ポジションについての大きな問題は、サイドに固定されないことで活きたロナウドを、マドリーで再現できるのかという点。
マンチェスターU.ではルーニー、テベスとポジションチェンジをしていたので、中央でのプレー機会は十分にあった。それによって、チャンスメイクだけでなく、自ら得点することも非常に多くなった。
ところが、マドリーではニステルが中央にいる。
ロッベンとのポジション交換は可能だろうが、中央も含めた交換ができるのか、というと、簡単ではないと思われる。
サイドに限定された場合、ロナウドの魅力は削がれてしまう。
少なくとも昨シーズン同様の数字を残すことはできないと考えた方が良い。
中央とも柔軟にポジション交換をするために、ラウールを置くという発想もあるが、ニステルを外す勇気が求められる。
2.右サイド問題
マドリーの右サイドはセルヒオ・ラモスに懸っていた状態だった昨季。ロナウド加入によってそれが解決するかというと、そうでもない。
1で見たように、右に固定させないことがカギならば、右サイドにやっぱり人がいない、ということは十分起こり得る事態だ。
ロナウドは右サイドにおけるセルヒオ・ラモス依存の特効薬ではない。
3.ロナウドのためのシステム作りは可能か
マンチェスターU.ではロナウド(とルーニー、テベス)が活きるシステムの構築が成功した。
マドリーでそれがすぐに実現する可能性は低い。
1も2も「マドリーでロナウドを活かすシステムは可能か」という問題は共通している。
少なくともあと数シーズンはニステル、ラウールの起用を前提とした形が続くだろうし、そうなればロナウドを第一に考えた形はすぐには出てこない。

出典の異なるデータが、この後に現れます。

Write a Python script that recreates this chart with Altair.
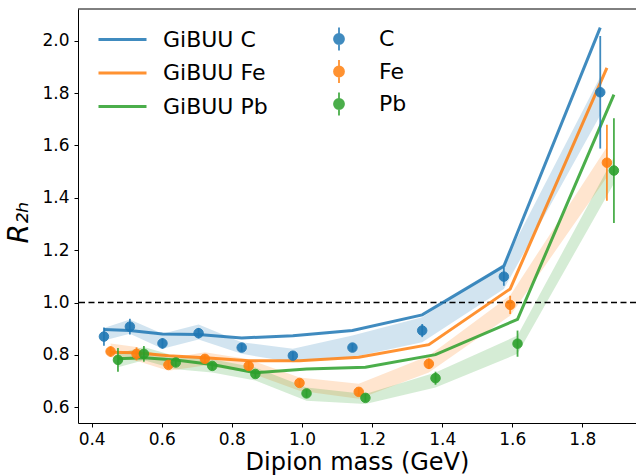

その状態で、ロナウドに素晴らしい(目に見える)活躍を求めるのは酷だろう。
彼を主体としたチーム作りは長期的目標としてあるべきだが、短期的にはロナウドに大活躍してもらうというよりは、今最もマークされている彼をおとりとして周りが活きる、無形の活躍をしてもらう方が現実的だと思う。
まったく新しい形をシュスターが編み出し、成功する可能性はなくはない。それはロナウド加入が実現した場合のプレシーズンから注目してみたい重要なポイントになる。
■いずれにしても・・・
ユーロは続くが、ロナウドの2008年のユーロは今朝幕を閉じたわけで、そろそろはっきりさせる時期が来たんじゃないだろうか。
移籍するにしても、残留するにしても、長引かせることは、誰にとってもメリットがない。